Donald Davidson (1969/1980) attempted to solve the problem by first criticizing earlier thinkers who wanted to limit the scope of akrasia to agents who despite having reached a rational decision were somehow swerved off their “desired” tracks. Indeed, Davidson expands akrasia to include any judgment that is reached but not fulfilled, whether it be as a result of an opinion, a real or imagined good, or a moral belief. “[T]he puzzle I shall discuss depends only on the attitude or belief of the agent…my subject concerns evaluative judgments, whether they are analyzed cognitively, prescriptively, or otherwise.” Thus he expands akrasia to include cases in which the agent seeks to fulfill desires, for example, but ends up denying himself the pleasure he has deemed most choice-worthy.

Davidson sees the problem as one of reconciling the following apparently inconsistent triad:

If an agent believes A to be better than B, then they want to do A more than B.
If an agent wants to do A more than B, then they will do A rather than B if they only do one.
Sometimes an agent acts against their better judgment.

Davidson solves the problem by saying that, when people act in this way, they temporarily believe that the worse course of action is better, because they have not made an all-things-considered judgment, but only a judgment based on a subset of possible considerations.

Another contemporary philosopher, Amélie Rorty (1980) has tackled the problem by distilling out akrasia's many forms.
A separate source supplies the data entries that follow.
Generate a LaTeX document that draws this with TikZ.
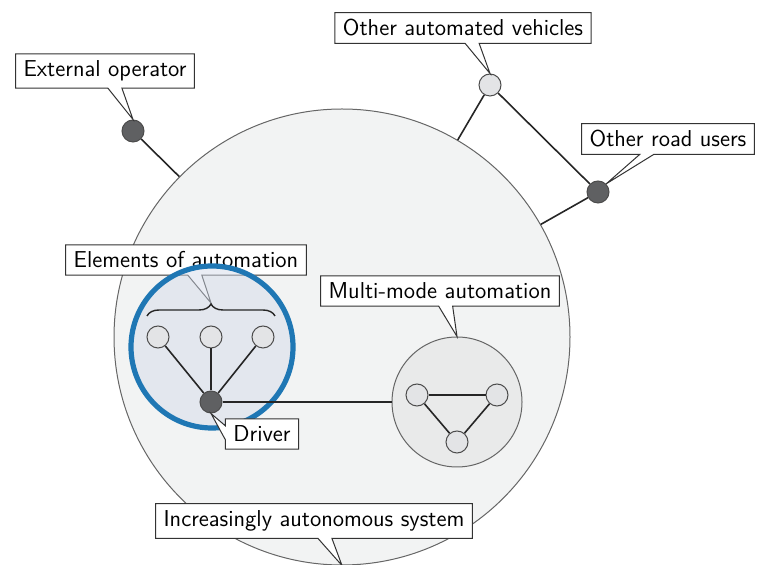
\documentclass[tikz,border=0pt]{standalone}
\usepackage{tikz}
\usetikzlibrary{shapes}
\usetikzlibrary{shapes.callouts}
\usetikzlibrary{decorations.pathreplacing}
\usetikzlibrary{positioning}
\definecolor{sysfill}{RGB}{242,243,243}
\definecolor{ringblue}{RGB}{31,119,180}
\definecolor{ringfill}{RGB}{214,221,235}
\definecolor{darkdot}{RGB}{95,96,98}
\definecolor{lightdot}{RGB}{227,228,230}
\definecolor{modefill}{RGB}{233,234,234}

\begin{document}
\begin{tikzpicture}[x=0.5pt,y=-0.5pt,font=\sffamily\fontsize{11.5}{13}\selectfont,
    dot/.style={circle,draw=black!70,line width=0.5pt,inner sep=0pt,minimum size=11pt},
    dark/.style={dot,fill=darkdot},
    light/.style={dot,fill=lightdot},
    link/.style={draw=black!85,line width=0.8pt},
    note/.style={rectangle callout,draw=black!80,fill=white,line width=0.5pt,
      inner xsep=4pt,inner ysep=3.5pt,callout pointer width=7pt}]
      \useasboundingbox (0,0) rectangle (765,565);
      \clip (0,0) rectangle (765,565);

      % system
      \node[circle,draw=black!60,fill=sysfill,line width=0.5pt,minimum size=228pt] (sys) at (342,337) {};

      % outside
      \node[dark]  (ext) at (133,131) {};
      \node[light] (veh) at (490,85)  {};
      \node[dark]  (road) at (598,192) {};
      \draw[link] (ext) -- (sys);
      \draw[link] (veh) -- (sys);
      \draw[link] (road) -- (sys);
      \draw[link] (veh) -- (road);

      \node[note,callout absolute pointer={(ext.north)}]  (extnote)  at (105,71)  {External operator};
      \node[note,callout absolute pointer={(veh.north)}]  (vehnote)  at (463,28)  {Other automated vehicles};
      \node[note,callout absolute pointer={(road.north east)}] (roadnote) at (668,139) {Other road users};

      % elements of automation
      \coordinate (bl) at (147,316);
      \coordinate (br) at (275,316);
      \coordinate (tip) at (211,303);
      \node[note,callout absolute pointer={(tip)}] (elemnote) at (186,260) {Elements of automation};
      \node[circle,draw=ringblue,line width=2.6pt,fill=ringfill,fill opacity=0.5,minimum size=81pt] (ring) at (212,347) {};
      \draw[decorate,decoration={brace,amplitude=6pt},black!85,line width=0.7pt] (bl) -- (br);

      \node[light] (e1) at (158,337) {};
      \node[light] (e2) at (211,337) {};
      \node[light] (e3) at (263,337) {};
      \node[dark]  (drv) at (211,402) {};
      \draw[link] (drv) -- (e1);
      \draw[link] (drv) -- (e2);
      \draw[link] (drv) -- (e3);

      % multi-mode
      \node[circle,draw=black!60,fill=modefill,line width=0.5pt,minimum size=65pt] (mode) at (457,402) {};
      \node[light] (m1) at (417,395) {};
      \node[light] (m2) at (497,395) {};
      \node[light] (m3) at (457,442) {};
      \draw[link] (m1) -- (m2);
      \draw[link] (m1) -- (m3);
      \draw[link] (m2) -- (m3);
      \draw[link] (drv) -- (mode);

      \node[note,callout absolute pointer={(drv.south)}]  (drvnote)  at (262,434) {Driver};
      \node[note,callout absolute pointer={(mode.north)}] (modenote) at (440,291) {Multi-mode automation};
      \node[note,callout absolute pointer={(sys.south)}]  (sysnote)  at (314,521) {Increasingly autonomous system};
\end{tikzpicture}
\end{document}
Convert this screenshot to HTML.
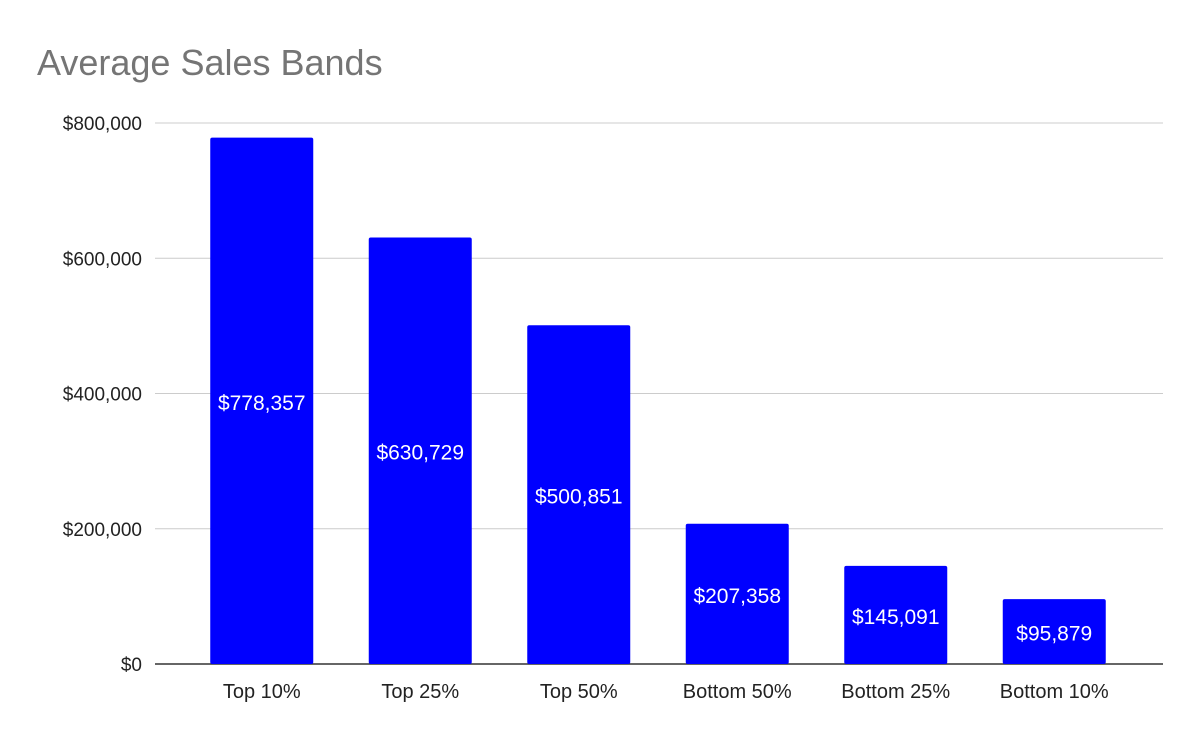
<!DOCTYPE html>
<html><head><meta charset="utf-8"><style>
body{margin:0;background:#fff;}
svg text{font-family:"Liberation Sans",Arial,sans-serif;}
</style></head><body>
<svg id="chart" width="1200" height="742" xmlns="http://www.w3.org/2000/svg">
<rect width="1200" height="742" fill="#fff"/>
<text x="37" y="75" font-size="36" fill="#757575">Average Sales Bands</text>
<g id="grid"></g><g id="bars"></g><g id="labels"></g>
</svg>
<script>
const categories=["Top 10%","Top 25%","Top 50%","Bottom 50%","Bottom 25%","Bottom 10%"];
const values=[778357,630729,500851,207358,145091,95879];
const valueLabels=["$778,357","$630,729","$500,851","$207,358","$145,091","$95,879"];
const yTicks=[0,200000,400000,600000,800000];
const yTickLabels=["$0","$200,000","$400,000","$600,000","$800,000"];
const NS="http://www.w3.org/2000/svg";
const yMax=800000, y0=664, yTop=123;
const plotL=182.5, plotR=1133.5;
function y(v){return y0-(v/yMax)*(y0-yTop);}
const band=(plotR-plotL)/categories.length;
function xc(i){return plotL+band*(i+0.5);}
function el(t,a,p){const e=document.createElementNS(NS,t);for(const k in a)e.setAttribute(k,a[k]);p.appendChild(e);return e;}
const grid=document.getElementById('grid'),bars=document.getElementById('bars'),labels=document.getElementById('labels');
yTicks.forEach((v,i)=>{
  const l=el('line',{x1:155,x2:1163,y1:y(v),y2:y(v),stroke:i===0?'#333':'#ccc','stroke-width':i===0?1.5:1},grid);
  
  
  const t=el('text',{x:142,y:y(v)+7,'text-anchor':'end','font-size':19,fill:'#222'},grid);
  t.textContent=yTickLabels[i];
  
  
});
const bw=103;
categories.forEach((c,i)=>{
  const top=y(values[i]);
  const r=el('rect',{x:xc(i)-bw/2,y:top,width:bw,height:y0-top,fill:'#0000ff',rx:2},bars);
  
  
  const vl=el('text',{x:xc(i),y:(top+y0)/2+9,'text-anchor':'middle','font-size':21,fill:'#fff'},labels);
  vl.textContent=valueLabels[i];
  
  
  const xl=el('text',{x:xc(i),y:698,'text-anchor':'middle','font-size':20,fill:'#222'},labels);
  xl.textContent=c;
  
  
});
</script>
</body></html>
She contends that akrasia is manifested in different stages of the practical reasoning process. She enumerates four types of akrasia: akrasia of direction or aim, of interpretation, of irrationality, and of character. She separates the practical reasoning process into four steps, showing the breakdown that may occur between each step and how each constitutes an akratic state.

Another explanation is that there are different forms of motivation which can conflict with each other. Throughout the ages, many have identified a conflict between reason and emotion, which might make it possible to believe that one should do A rather than B, but still end up wanting to do B more than A.

Psychologist George Ainslie argues that akrasia results from the empirically verified phenomenon of hyperbolic discounting, which causes us to make different judgements close to a reward than we will when further from it.
Much of the philosophical literature takes akrasia to be the same thing as weakness of the will. So, for example, smokers who judge that it is best for them to quit smoking, but don't quit, act against their better judgment and therein display weakness of will. That is, their being weak-willed consists in their failing to do what they think is best.
However, some have challenged the link. Richard Holton (1999), for example, argues that weakness of the will involves revising one's intentions too easily. Under this view, it is possible to act against one's better judgment (that is, be akratic), but without being weak-willed. Suppose, for example, Sarah judges that taking revenge upon a murderer is not the best course of action, but intends to take the revenge anyway and holds to that intention. According to Holton, Sarah behaves akratically but does not show weakness of will.

Another view is that although the person holds certain moral views in high esteem—such as, say, murder is wrong or revenge is wrong—the person holds other beliefs more strongly, such as doling out moral deserts or staying true to one's friends. With this in mind, the moral conceptual framework of the individual must be evaluated to determine the nature of the act. To show strength of will implies a pre-determined decision-making process that may or may not seem to be in conflict with generally accepted moral beliefs.